It led to the withdrawal of the “Strong Lebanon” deputies of the FPM, thus losing the session’s quorum.
Opinions differed in the session on whether or not the absolute majority is determined by calculating the resigned and deceased members of parliament.
The constitutionality of this formula aroused suspicion among the MPs of the FPM since Parliament Speaker Nabih Berri adopted a different formula when electing Michel Aoun as president.
The “Strong Lebanon” bloc is relying on that, according to Bassil, to challenge Berri‘s amendments.
The dispute erupted over what Bassil and the FPM deputies called a constitutional violation during the vote on the article related to the expatriate vote.
61 deputies voted for expatriates to vote for 128 deputies, each in his/her district. These 61 deputies are from the Lebanese Forces (LF), the Progressive Socialist Party (PSP), the Future Movement, and the Amal Movement.
Opposing that, the FPM bloc and the Hezbollah bloc “Loyalty to the Resistance” and some other deputies voted in favor of adhering to an earlier law that aimed at creating 6 seats on the 6 continents for expatriates to vote for.
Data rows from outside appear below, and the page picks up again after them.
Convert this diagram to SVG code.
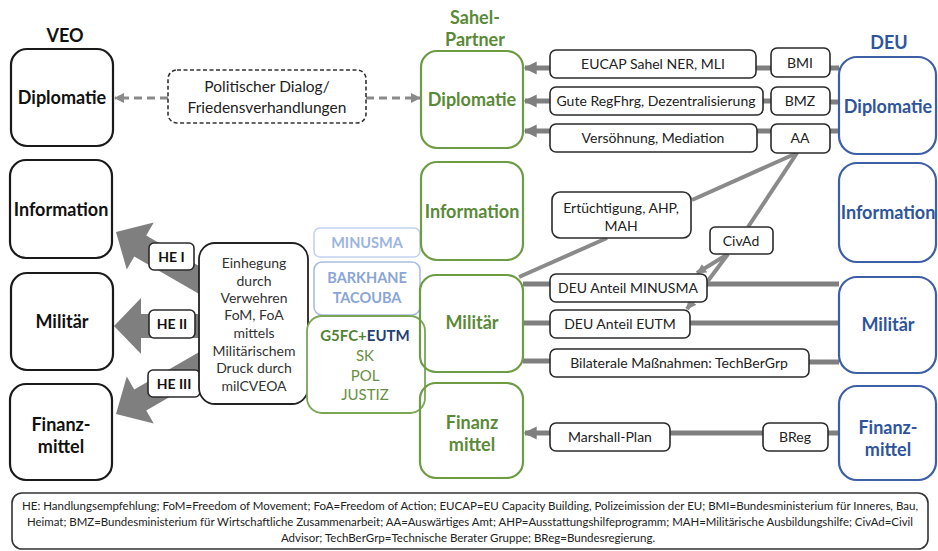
<svg xmlns="http://www.w3.org/2000/svg" width="938" height="551" viewBox="0 0 938 551">
<defs>
<style>
text{font-family:Lato,"Liberation Sans",Arial,sans-serif;text-anchor:middle}
.big{font-size:18px;font-weight:bold}
.veo{fill:#fff;stroke:#1a1a1a;stroke-width:2.2}
.veot{fill:#111}
.sah{fill:none;stroke:#6d9c45;stroke-width:2.2}
.saht{fill:#5a8a37}
.deu{fill:#fff;stroke:#3c5fa6;stroke-width:2.2}
.deut{fill:#2e549c}
.act{fill:#fff;stroke:#2a2a2a;stroke-width:1.6}
.actt{font-size:14px;fill:#222}
.he{font-size:14px;font-weight:bold;fill:#111}
.con{stroke:#7f7f7f;stroke-width:5;fill:none}
.diag{stroke:#8a8a8a;stroke-width:4;fill:none}
.dash{stroke:#8a8a8a;stroke-width:3;stroke-dasharray:8 5;fill:none}
.bigarrow{fill:#7f7f7f}
</style>
<marker id="ah" viewBox="0 0 10 10" refX="9" refY="5" markerUnits="userSpaceOnUse" markerWidth="13" markerHeight="14" orient="auto"><path d="M0,0 L10,5 L0,10 z" fill="#7f7f7f"/></marker>
<marker id="ahs" viewBox="0 0 10 10" refX="9" refY="5" markerUnits="userSpaceOnUse" markerWidth="10" markerHeight="10" orient="auto"><path d="M0,0 L10,5 L0,10 z" fill="#8a8a8a"/></marker>
</defs>
<rect width="938" height="551" fill="#fff"/>

<!-- big grey arrows -->
<g id="bigarrows">
<polygon class="bigarrow" transform="translate(116,232) rotate(210)" points="0,0 -28,-27 -28,-12 -118,-12 -118,12 -28,12 -28,27"/>
<polygon class="bigarrow" transform="translate(114,326) rotate(180)" points="0,0 -27,-28 -27,-12 -100,-12 -100,12 -27,12 -27,28"/>
<polygon class="bigarrow" transform="translate(116,414) rotate(150)" points="0,0 -28,-27 -28,-12 -118,-12 -118,12 -28,12 -28,27"/>
</g>

<!-- connectors -->
<g id="connectors">
<line class="dash" x1="168" y1="98" x2="115" y2="98" marker-end="url(#ahs)"/>
<line class="dash" x1="366" y1="98" x2="420" y2="98" marker-end="url(#ahs)"/>
<line class="con" x1="550" y1="68" x2="525" y2="68" marker-end="url(#ah)"/>
<line class="con" x1="756" y1="68" x2="771" y2="68"/>
<line class="con" x1="830" y1="68" x2="839" y2="68"/>
<line class="con" x1="550" y1="101" x2="525" y2="101" marker-end="url(#ah)"/>
<line class="con" x1="763" y1="101" x2="771" y2="101"/>
<line class="con" x1="830" y1="102" x2="839" y2="102"/>
<line class="con" x1="550" y1="131" x2="525" y2="131" marker-end="url(#ah)"/>
<line class="con" x1="757" y1="131" x2="771" y2="131"/>
<line class="con" x1="830" y1="131" x2="839" y2="131"/>
<line class="con" x1="523" y1="284" x2="550" y2="284"/>
<line class="con" x1="707" y1="284" x2="839" y2="284"/>
<line class="con" x1="523" y1="323" x2="550" y2="323"/>
<line class="con" x1="690" y1="323" x2="839" y2="323"/>
<line class="con" x1="523" y1="361" x2="550" y2="361"/>
<line class="con" x1="809" y1="362" x2="839" y2="362"/>
<line class="con" x1="550" y1="433" x2="525" y2="433" marker-end="url(#ah)"/>
<line class="con" x1="670" y1="433" x2="763" y2="433"/>
<line class="con" x1="828" y1="433" x2="839" y2="433"/>
<line class="diag" x1="797" y1="153" x2="692" y2="200"/>
<line class="diag" x1="797" y1="153" x2="748" y2="227"/>
<line class="diag" x1="607" y1="238" x2="519" y2="277"/>
<line class="diag" x1="728" y1="254" x2="697" y2="273" marker-end="url(#ahs)"/>
<line class="diag" x1="728" y1="254" x2="687" y2="309" marker-end="url(#ahs)"/>
</g>

<!-- titles -->
<g id="titles">
<text class="big veot" x="65" y="42">VEO</text>
<text class="big saht" x="475" y="24">Sahel-</text>
<text class="big saht" x="475" y="46">Partner</text>
<text class="big deut" x="889" y="49">DEU</text>
</g>

<!-- VEO column -->
<g id="veo-diplomatie"><rect class="veo" x="11" y="49" width="102" height="97" rx="16"/><text class="big veot" x="62" y="104">Diplomatie</text></g>
<g id="veo-information"><rect class="veo" x="10" y="160" width="102" height="98" rx="16"/><text class="big veot" x="61" y="216">Information</text></g>
<g id="veo-militaer"><rect class="veo" x="11" y="273" width="102" height="97" rx="16"/><text class="big veot" x="62" y="328">Militär</text></g>
<g id="veo-finanz"><rect class="veo" x="10" y="384" width="102" height="96" rx="16"/><text class="big veot" x="61" y="431">Finanz-</text><text class="big veot" x="61" y="453">mittel</text></g>

<!-- dialog -->
<g id="dialog"><rect x="168" y="70" width="198" height="53" rx="9" fill="#fff" stroke="#333" stroke-width="1.6" stroke-dasharray="4 2.5"/><text x="267" y="92" style="font-size:15.5px;fill:#222">Politischer Dialog/</text><text x="267" y="113" style="font-size:15.5px;fill:#222">Friedensverhandlungen</text></g>

<!-- HE labels -->
<g id="he1"><rect class="act" x="149" y="243" width="45" height="27" rx="5"/><text class="he" x="171.5" y="262">HE I</text></g>
<g id="he2"><rect class="act" x="149" y="310" width="46" height="28" rx="5"/><text class="he" x="172" y="329">HE II</text></g>
<g id="he3"><rect class="act" x="148" y="370" width="52" height="27" rx="5"/><text class="he" x="174" y="389">HE III</text></g>

<!-- Einhegung -->
<g id="einhegung"><rect x="199" y="243" width="109" height="161" rx="16" fill="#fff" stroke="#222" stroke-width="1.8"/>
<g style="font-size:14px;fill:#333">
<text x="254" y="268">Einhegung</text>
<text x="254" y="286">durch</text>
<text x="254" y="303">Verwehren</text>
<text x="254" y="320">FoM, FoA</text>
<text x="254" y="338">mittels</text>
<text x="254" y="356">Militärischem</text>
<text x="254" y="373">Druck durch</text>
<text x="254" y="391">milCVEOA</text>
</g></g>

<!-- multinational boxes -->
<g id="minusma"><rect x="314" y="228" width="106" height="29" rx="6" fill="#fff" stroke="#c2d2ee" stroke-width="1.6"/><text x="367" y="248" style="font-size:14.5px;font-weight:bold;fill:#9db4df">MINUSMA</text></g>
<g id="barkhane"><rect x="314" y="262" width="106" height="53" rx="8" fill="#fff" stroke="#a9bde3" stroke-width="1.6"/><text x="367" y="283" style="font-size:14.5px;font-weight:bold;fill:#8aa5d6">BARKHANE</text><text x="367" y="303" style="font-size:14.5px;font-weight:bold;fill:#8aa5d6">TACOUBA</text></g>
<g id="g5fc"><rect x="307" y="316" width="118" height="97" rx="15" fill="#fff" stroke="#7aa655" stroke-width="1.8"/><text x="365" y="341" style="font-size:15px;font-weight:bold"><tspan fill="#548235">G5FC+</tspan><tspan fill="#243f73">EUTM</tspan></text><g style="font-size:15px;fill:#6a8e44"><text x="365" y="361">SK</text><text x="365" y="381">POL</text><text x="365" y="400">JUSTIZ</text></g></g>

<!-- Sahel column -->
<g id="sahel-diplomatie"><rect class="sah" x="421" y="51" width="102" height="97" rx="16"/><text class="big saht" x="472" y="106">Diplomatie</text></g>
<g id="sahel-information"><rect class="sah" x="421" y="162" width="102" height="98" rx="16"/><text class="big saht" x="472" y="218">Information</text></g>
<g id="sahel-militaer"><rect class="sah" x="420" y="275" width="103" height="97" rx="16"/><text class="big saht" x="472" y="329">Militär</text></g>
<g id="sahel-finanz"><rect class="sah" x="420" y="383" width="103" height="95" rx="16"/><text class="big saht" x="472" y="429">Finanz</text><text class="big saht" x="472" y="451">mittel</text></g>

<!-- activities -->
<g id="eucap"><rect class="act" x="550" y="50" width="206" height="28" rx="6"/><text class="actt" x="653" y="69">EUCAP Sahel NER, MLI</text></g>
<g id="regfhrg"><rect class="act" x="550" y="87" width="213" height="28" rx="6"/><text class="actt" x="656" y="106">Gute RegFhrg, Dezentralisierung</text></g>
<g id="versoehnung"><rect class="act" x="550" y="124" width="207" height="28" rx="6"/><text class="actt" x="653" y="143">Versöhnung, Mediation</text></g>
<g id="bmi"><rect class="act" x="771" y="48" width="59" height="29" rx="6"/><text class="actt" x="800" y="68">BMI</text></g>
<g id="bmz"><rect class="act" x="771" y="87" width="59" height="28" rx="6"/><text class="actt" x="800" y="106">BMZ</text></g>
<g id="aa"><rect class="act" x="771" y="124" width="59" height="29" rx="6"/><text class="actt" x="800" y="143">AA</text></g>
<g id="ertuechtigung"><rect class="act" x="552" y="192" width="139" height="46" rx="8"/><text class="actt" x="621" y="213">Ertüchtigung, AHP,</text><text class="actt" x="621" y="231">MAH</text></g>
<g id="civad"><rect class="act" x="710" y="227" width="63" height="27" rx="5"/><text class="actt" x="741" y="246">CivAd</text></g>
<g id="anteil-minusma"><rect class="act" x="550" y="274" width="157" height="28" rx="6"/><text class="actt" x="628" y="293">DEU Anteil MINUSMA</text></g>
<g id="anteil-eutm"><rect class="act" x="550" y="310" width="140" height="28" rx="6"/><text class="actt" x="620" y="329">DEU Anteil EUTM</text></g>
<g id="bilateral"><rect class="act" x="550" y="349" width="259" height="28" rx="6"/><text class="actt" x="679" y="368">Bilaterale Maßnahmen: TechBerGrp</text></g>
<g id="marshall"><rect class="act" x="550" y="423" width="120" height="28" rx="6"/><text class="actt" x="610" y="442">Marshall-Plan</text></g>
<g id="breg"><rect class="act" x="763" y="423" width="65" height="28" rx="6"/><text class="actt" x="795" y="442">BReg</text></g>

<!-- DEU column -->
<g id="deu-diplomatie"><rect class="deu" x="839" y="57" width="97" height="97" rx="18"/><text class="big deut" x="888" y="113">Diplomatie</text></g>
<g id="deu-information"><rect class="deu" x="839" y="163" width="97" height="99" rx="18"/><text class="big deut" x="888" y="219">Information</text></g>
<g id="deu-militaer"><rect class="deu" x="839" y="277" width="97" height="96" rx="18"/><text class="big deut" x="888" y="331">Militär</text></g>
<g id="deu-finanz"><rect class="deu" x="839" y="386" width="97" height="94" rx="18"/><text class="big deut" x="888" y="434">Finanz-</text><text class="big deut" x="888" y="456">mittel</text></g>

<!-- legend -->
<g id="legend"><rect x="12" y="493" width="916" height="56" rx="10" fill="#fff" stroke="#333" stroke-width="1.6"/>
<g style="font-size:11.5px;fill:#222">
<text x="470" y="510" textLength="896" lengthAdjust="spacingAndGlyphs">HE: Handlungsempfehlung; FoM=Freedom of Movement; FoA=Freedom of Action; EUCAP=EU Capacity Building, Polizeimission der EU; BMI=Bundesministerium für Inneres, Bau,</text>
<text x="470" y="526" textLength="886" lengthAdjust="spacingAndGlyphs">Heimat; BMZ=Bundesministerium für Wirtschaftliche Zusammenarbeit; AA=Auswärtiges Amt; AHP=Ausstattungshilfeprogramm; MAH=Militärische Ausbildungshilfe; CivAd=Civil</text>
<text x="468" y="542">Advisor; TechBerGrp=Technische Berater Gruppe; BReg=Bundesregierung.</text>
</g></g>
</svg>
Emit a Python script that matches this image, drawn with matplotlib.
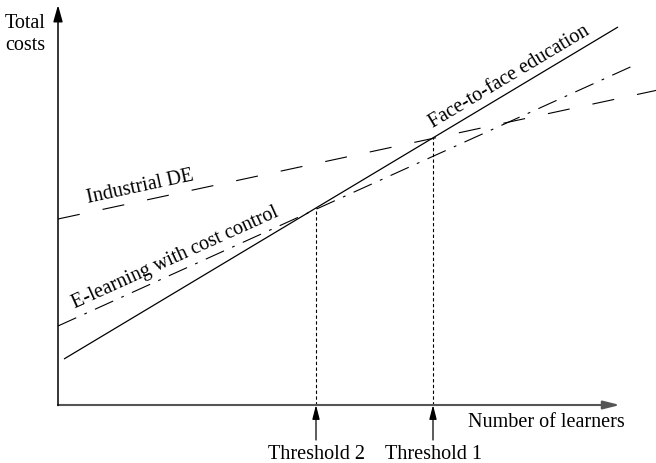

The disagreement arose over whether the absolute majority represents half the total number of parliament members plus one (65 votes), which is the opinion that Bassil stuck to, or half the number of deputies without counting the resigned and deceased (59 deputies), which is the number Speaker Berri is deciding on against the establishment of only 6 seats for expatriates.
Leading sources in the FPM said that Berri has entrapped himself in a constitutional pitfall through “discretion in calculating the absolute majority at his whim and exposing the election law to a challenge, for violating the constitution and the provisions of the law.”
And therefore, the “Strong Lebanon” bloc will head towards challenging the amendments mentioned by Bassil after his withdrawal from the parliamentary session.
It has been circulating that Parliament has fixed the date for holding the elections on March 27, 2022, noting that the date of the elections is not specified in the electoral law, but rather is issued by a decree from the government.
All the parliament is concerned with is only setting administrative deadlines related to electoral lists and the registration of expatriates.
MP George Adwan indicated that “Parliament did not vote on the date of March 27 but made the amendments that allow the government to bring the date closer if it wants to, and any mention of the date in the law exposes it to an appeal.”
On the other hand, Foreign Minister Abdullah Bou Habib confirmed that it is “impossible to complete the registration of expatriates’ lists within the new deadlines after the parliamentary elections were approached. A similar statement was made by Interior Minister Bassam al-Mawlawi.